A normal view is like a saved SELECT statement. Each time you query it, the database executes the underlying query and returns fresh results. A materialized view stores results until you refresh it.

They are not free

Materialized views take up storage. They also take time to refresh.

They are not a cure for every slow query

If your underlying query depends on very dynamic data that must always be fresh, materialized views may not help.


When You Should Use Materialized Views

Good uses

  • Analytics dashboards that read the same computed results every few minutes
  • Pre aggregating time series data
  • Providing read optimized datasets to downstream teams
  • Reducing expensive join operations in frequent queries
  • Caching results for APIs or background jobs

Poor uses

  • Highly transactional systems that require immediate consistency
  • Datasets that change so often the refresh cost is worse than running the original query
  • Scenarios where partial staleness is unacceptable

Materialized Views in the Real World

Materialized views often become part of a data pipeline. For example:

  1. Raw events enter the database
  2. Scheduled jobs clean and organize the data
  3. Materialized views aggregate the data for analytics or reporting
  4. Dashboards or APIs read only from those materialized views

This approach reduces the load on primary tables, keeps response times predictable, and maintains a clear separation between raw and derived data.

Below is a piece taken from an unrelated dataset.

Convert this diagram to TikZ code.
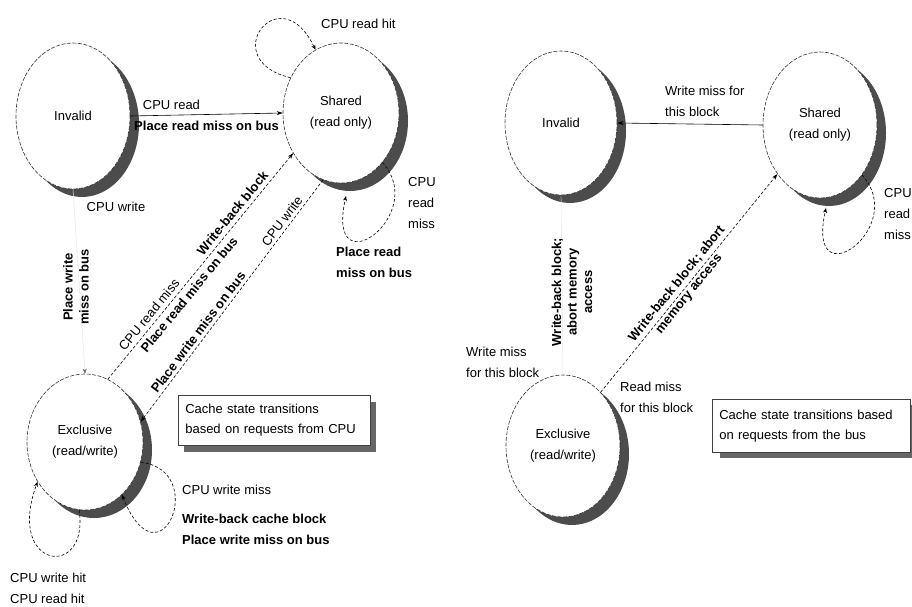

Some engineering teams layer multiple materialized views together. For example, daily summaries feed into monthly summaries, which feed into yearly summaries. This can scale surprisingly well.


What to Watch Out For

Refresh timing

Refreshing too often wastes resources. Refreshing too rarely produces stale results. Pick a schedule that matches your use case.

Locking behavior

Some databases lock a materialized view while refreshing it, preventing reads. Others allow concurrent refreshes. Know what your database supports to avoid blocking production queries.

Storage growth

Materialized views can become large. Monitor their size like any other table.


The Payoff

Once you start using materialized views, you begin to see patterns where they fit naturally. Any repeated and expensive calculation becomes a candidate for precomputation. Over time, this improves performance, reduces cost, and simplifies the mental model of your system.

Materialized views give SQL developers a powerful middle ground between raw tables and fully custom ETL jobs. They are easy to create, easy to query, and can dramatically improve the responsiveness of data heavy applications.

They may not be the first tool SQL developers reach for, but once you understand them, they quickly become one of the most useful.